Note: While automated cleanup is an effective strategy
for combating this problem, the behavior should not be considered as normal, and
it is recommended to report it to the third-party software vendor when it is
encountered.
If enabled, for each job that has ended, the vovtasker will parse
the environment metadata for each process that exists on the host. If the VOV_JOBID
environment variable exists in the environment for a process, and its value matches
that of the job that has ended, the process will be marked as an orphan process that
must be cleaned up. Since child processes inherit their parent's environment, the
vovtasker will be able to identify related child processes
hierarchically.

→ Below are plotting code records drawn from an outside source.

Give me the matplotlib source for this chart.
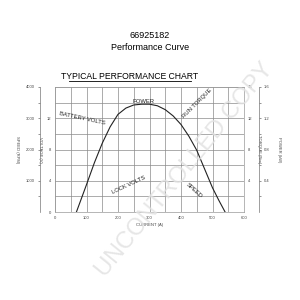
import matplotlib
matplotlib.use("Agg")
import matplotlib.pyplot as plt
import numpy as np

# Data
current_a = [68, 100, 125, 150, 175, 200, 225, 250, 275, 300, 325, 350, 375, 400, 425, 450, 475, 500, 520, 540]
power_kw = [0.0, 0.35, 0.63, 0.88, 1.09, 1.25, 1.33, 1.37, 1.38, 1.38, 1.36, 1.31, 1.23, 1.12, 0.97, 0.79, 0.55, 0.31, 0.15, 0.0]
x_ticks = [0, 100, 200, 300, 400, 500, 600]
volt_ticks = [0, 4, 8, 12]
speed_ticks = [1000, 2000, 3000, 4000]
torque_ticks = [4, 8, 12, 16]
power_ticks = [0.4, 0.8, 1.2, 1.6]

plt.rcParams['font.family'] = ['Liberation Sans', 'DejaVu Sans']
fig = plt.figure(figsize=(3, 3), dpi=100)
W, H = 300, 300
L, R, T, B = 55, 244, 87, 212
ax = fig.add_axes([L / W, 1 - B / H, (R - L) / W, (B - T) / H])

grid_c = '#8a8a8a'
ax.set_xlim(0, 600)
ax.set_ylim(0, 16)
ax.set_xticks(np.arange(0, 601, 50), minor=False)
ax.set_xticklabels([str(v) if v in x_ticks else '' for v in np.arange(0, 601, 50)])
ax.set_yticks(np.arange(0, 17, 2))
ax.set_yticklabels([str(v) if v in volt_ticks else '' for v in np.arange(0, 17, 2)])
ax.grid(True, color=grid_c, linewidth=0.5)
ax.tick_params(length=0, labelsize=3, pad=3, colors='#444444')
for s in ax.spines.values():
    s.set_color('#999999')
    s.set_linewidth(0.5)
ax.set_xlabel('CURRENT (A)', fontsize=3, labelpad=2, color='#444444')
ax.set_ylabel('VOLTAGE (V)', fontsize=3, rotation=270, labelpad=6, color='#444444')

# torque labels on right
ax_t = ax.twinx()
ax_t.set_ylim(0, 16)
ax_t.set_yticks(torque_ticks)
ax_t.tick_params(length=0, labelsize=3, pad=3, colors='#444444')
ax_t.set_ylabel('TORQUE (Nm)', fontsize=3, rotation=270, labelpad=6, color='#444444')
for s in ax_t.spines.values():
    s.set_visible(False)

# power axis
ax_p = ax.twinx()
ax_p.set_ylim(0, 1.6)
ax_p.spines['right'].set_position(('axes', (259 - L) / (R - L)))
for k in ['left', 'top', 'bottom']:
    ax_p.spines[k].set_visible(False)
ax_p.spines['right'].set_color('#777777')
ax_p.spines['right'].set_linewidth(0.5)
ax_p.set_yticks(power_ticks)
ax_p.set_yticks(np.arange(0.2, 1.61, 0.4), minor=True)
ax_p.tick_params(which='both', length=1.5, width=0.4, labelsize=3, pad=2, colors='#444444')
ax_p.set_ylabel('POWER (kW)', fontsize=3, rotation=270, labelpad=8, color='#444444')
ax_p.plot(current_a, power_kw, color='#222222', linewidth=0.8)

# speed axis
ax_s = ax.twinx()
ax_s.set_ylim(0, 4000)
ax_s.yaxis.set_ticks_position('left')
ax_s.yaxis.set_label_position('left')
ax_s.spines['left'].set_position(('axes', (40 - L) / (R - L)))
for k in ['right', 'top', 'bottom']:
    ax_s.spines[k].set_visible(False)
ax_s.spines['left'].set_color('#777777')
ax_s.spines['left'].set_linewidth(0.5)
ax_s.set_yticks(speed_ticks)
ax_s.set_yticks(np.arange(500, 4000, 1000), minor=True)
ax_s.tick_params(which='both', length=1.5, width=0.4, labelsize=3, pad=2, colors='#444444')
ax_s.set_ylabel('SPEED (RPM)', fontsize=3, rotation=270, labelpad=8, color='#444444')

# curve labels
ax.text(85, 12.0, 'BATTERY VOLTS', fontsize=4.2, rotation=-12, ha='center', va='center', color='#222222')
ax.text(280, 14.1, 'POWER', fontsize=4.2, ha='center', va='center', color='#222222')
ax.text(450, 13.9, 'RUN TORQUE', fontsize=4.2, rotation=45, ha='center', va='center', color='#222222')
ax.text(235, 3.4, 'LOCK VOLTS', fontsize=4.2, rotation=25, ha='center', va='center', color='#222222')
ax.text(440, 2.8, 'SPEED', fontsize=4.2, rotation=-42, ha='center', va='center', color='#222222')

# titles
fig.text(0.5, 1 - 35 / H, '66925182', fontsize=6.5, ha='center', va='center')
fig.text(0.5, 1 - 47 / H, 'Performance Curve', fontsize=6.5, ha='center', va='center')
fig.text(130 / W, 1 - 77 / H, 'TYPICAL PERFORMANCE CHART', fontsize=6.2, ha='center', va='center')
fig.add_artist(plt.Line2D([69 / W, 191 / W], [1 - 81 / H, 1 - 81 / H], color='black', linewidth=0.6))

# watermark
fig.text(185 / W, 1 - 170 / H, 'UNCONTROLLED COPY', fontsize=17, rotation=51,
         ha='center', va='center', color='#e2e2e2', alpha=0.85, zorder=10)

fig.savefig('out.png', dpi=100)
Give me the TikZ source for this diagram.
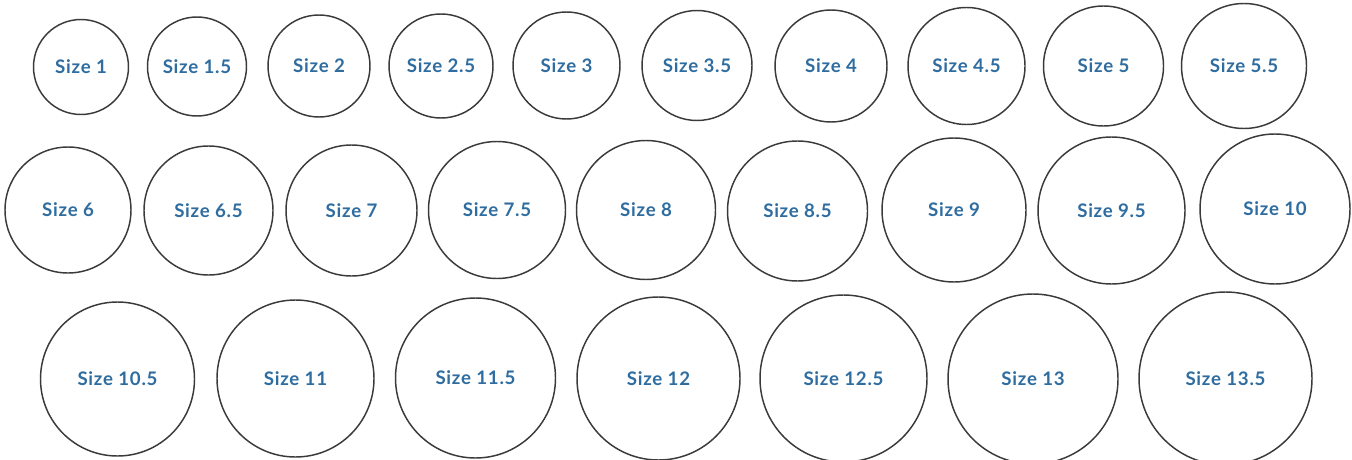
\documentclass[tikz,border=0pt]{standalone}
\usepackage{fontspec}
\setmainfont{Lato}[LetterSpace=4]
\definecolor{sizeblue}{HTML}{2F6DA0}
\definecolor{ringline}{HTML}{3A3A3A}
\begin{document}
\begin{tikzpicture}[
  x=0.75pt, y=-0.75pt,
  font=\bfseries\fontsize{14}{16}\selectfont,
  ring/.style={
    circle, draw=ringline, line width=1.1pt, fill=white,
    minimum size=#1*1.5pt, inner sep=0pt, text=sizeblue
  },
]
\useasboundingbox (0,0) rectangle (1352,460);

% Row 1 (sizes 1 to 5.5)
\node[ring=47.5] (s10) at (81, 67) {Size 1};
\node[ring=49.5] (s15) at (197, 66.5) {Size 1.5};
\node[ring=51] (s20) at (319, 66) {Size 2};
\node[ring=52] (s25) at (441, 66) {Size 2.5};
\node[ring=53.5] (s30) at (566.5, 65.5) {Size 3};
\node[ring=55] (s35) at (697, 65.5) {Size 3.5};
\node[ring=56] (s40) at (831, 66) {Size 4};
\node[ring=58.5] (s45) at (966.5, 66) {Size 4.5};
\node[ring=60] (s50) at (1103.5, 66) {Size 5};
\node[ring=62.5] (s55) at (1244, 66) {Size 5.5};

% Row 2 (sizes 6 to 10)
\node[ring=63] (s60) at (68, 210) {Size 6};
\node[ring=64.5] (s65) at (208.5, 210.5) {Size 6.5};
\node[ring=65.5] (s70) at (351.5, 210.5) {Size 7};
\node[ring=68.5] (s75) at (497, 210) {Size 7.5};
\node[ring=69.5] (s80) at (646, 210) {Size 8};
\node[ring=70] (s85) at (797.5, 211) {Size 8.5};
\node[ring=72] (s90) at (954, 210) {Size 9};
\node[ring=73.5] (s95) at (1111.5, 210.5) {Size 9.5};
\node[ring=75] (s100) at (1275, 209) {Size 10};

% Row 3 (sizes 10.5 to 13.5)
\node[ring=77] (s105) at (117.5, 379) {Size 10.5};
\node[ring=78.5] (s110) at (295.5, 378.5) {Size 11};
\node[ring=80] (s115) at (475.5, 378) {Size 11.5};
\node[ring=81.5] (s120) at (658.5, 378.5) {Size 12};
\node[ring=83.5] (s125) at (843.5, 378.5) {Size 12.5};
\node[ring=85] (s130) at (1033, 379) {Size 13};
\node[ring=86.5] (s135) at (1225.5, 378.5) {Size 13.5};

\end{tikzpicture}
\end{document}
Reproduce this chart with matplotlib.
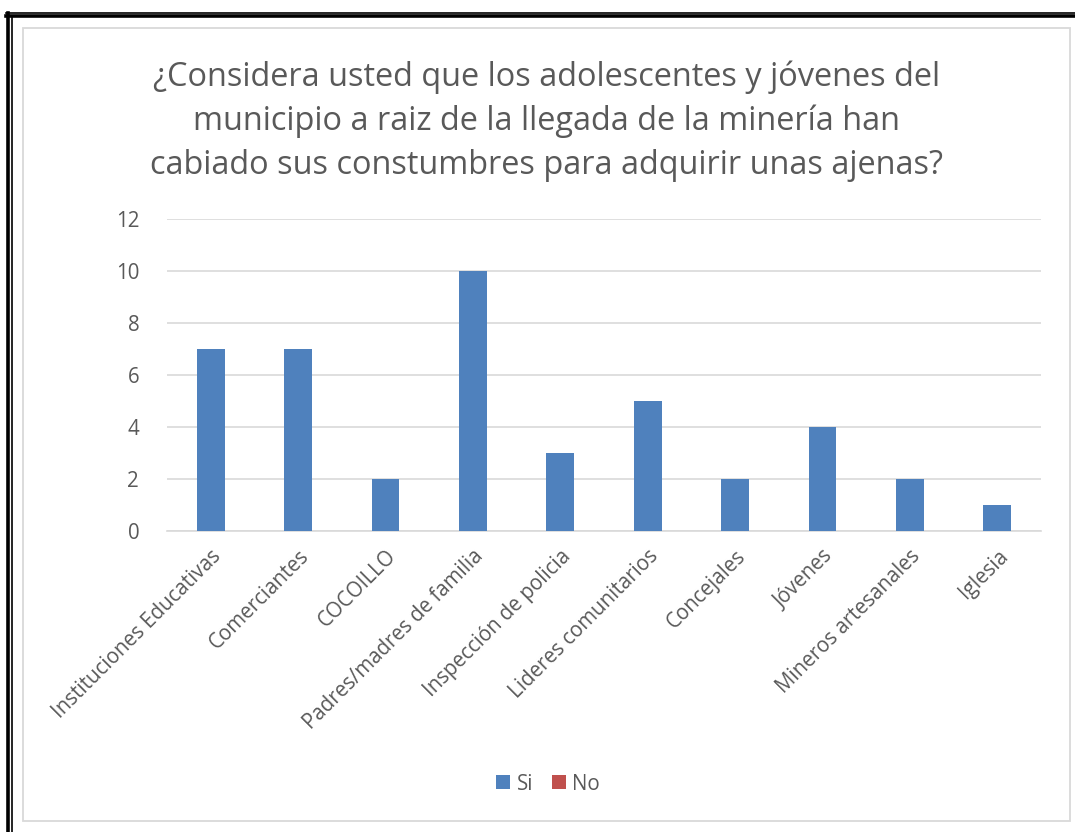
import matplotlib
matplotlib.use("Agg")
import matplotlib.pyplot as plt
from matplotlib.patches import Rectangle, Patch
from matplotlib.lines import Line2D

categories = ["Instituciones Educativas", "Comerciantes", "COCOILLO",
              "Padres/madres de familia", "Inspección de policia",
              "Lideres comunitarios", "Concejales", "Jóvenes",
              "Mineros artesanales", "Iglesia"]
si_values = [7, 7, 2, 10, 3, 5, 2, 4, 2, 1]
no_values = [0, 0, 0, 0, 0, 0, 0, 0, 0, 0]
yticks = [0, 2, 4, 6, 8, 10, 12]
title = ("¿Considera usted que los adolescentes y jóvenes del\n"
         "municipio a raiz de la llegada de la minería han\n"
         "cabiado sus constumbres para adquirir unas ajenas?")

W, H = 1075, 832
plt.rcParams['font.family'] = ['Open Sans', 'DejaVu Sans']
fig = plt.figure(figsize=(W / 100, H / 100), dpi=100)
fig.patch.set_facecolor("white")

def fx(x):
    return x / W

def fy(y):
    return 1 - y / H

# outer double border
fig.add_artist(Line2D([fx(6), 1], [fy(12.5), fy(12.5)], color="black", lw=1.2, transform=fig.transFigure))
fig.add_artist(Line2D([fx(6), 1], [fy(15.8), fy(15.8)], color="black", lw=2.6, transform=fig.transFigure))
fig.add_artist(Line2D([fx(7.7), fx(7.7)], [0, fy(12.5)], color="black", lw=2.6, transform=fig.transFigure))
fig.add_artist(Line2D([fx(11.7), fx(11.7)], [0, fy(15.8)], color="black", lw=1.2, transform=fig.transFigure))

# chart area frame
fig.add_artist(Rectangle((fx(23), fy(821)), fx(1070) - fx(23), fy(28) - fy(821),
                         fill=False, edgecolor="#d9d9d9", lw=1.3, transform=fig.transFigure))

ax = fig.add_axes([fx(167), fy(530.7), fx(1041) - fx(167), fy(218.7) - fy(530.7)])
x = list(range(len(categories)))
ax.bar(x, si_values, width=0.316, color="#4F81BD", zorder=3, label="Si")
ax.set_xlim(-0.5, len(categories) - 0.5)
ax.set_ylim(0, 12)
ax.set_yticks(yticks)
ax.set_yticklabels([str(v) for v in yticks], fontsize=14.8, color="#595959")
ax.set_xticks(x)
ax.set_xticklabels(categories, rotation=45, ha="right", va="top",
                   rotation_mode="anchor", fontsize=14.8, color="#595959")
ax.tick_params(axis="both", length=0)
ax.tick_params(axis="y", pad=20)
ax.tick_params(axis="x", pad=11)
ax.grid(axis="y", color="#d9d9d9", lw=1.2, zorder=0)
for s in ["top", "right", "left"]:
    ax.spines[s].set_visible(False)
ax.spines["bottom"].set_color("#d9d9d9")
ax.spines["bottom"].set_linewidth(1.2)
ax.set_facecolor("none")

fig.text(fx(546.5), fy(121), title, ha="center", va="center", fontsize=23.4,
         color="#595959", linespacing=1.42)

handles = [Patch(facecolor="#4F81BD", label="Si"), Patch(facecolor="#C0504D", label="No")]
fig.legend(handles=handles, loc="center", bbox_to_anchor=(fx(548), fy(784)), ncol=2,
           frameon=False, fontsize=14.8, handlelength=0.68, handleheight=0.68,
           handletextpad=0.3, columnspacing=0.9, labelcolor="#595959")

fig.savefig("out.png", dpi=100, facecolor="white")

Once all orphan processes have been identified, the vovtasker will send the KILL signal to each one and will print a
corresponding message in the tasker log.
Note: Processes that
create their own environment from scratch, as well as ones that explicitly
remove the VOV_JOBID variable from the environment will not be cleaned up by
this feature.
-
To enable this feature, add the following line to the
$SWD/policy.tcl file:
set config(tasker.childProcessCleanup) 1
-
Once the file has been edited, reread the policy via:
% nc cmd vovproject reread
-
To confirm the feature is enabled:
% nc cmd vovselect param.tasker.childProcessCleanup from server
A value of 0 indicates the feature is disabled (default), whereas a value of 1 indicates the feature is enabled.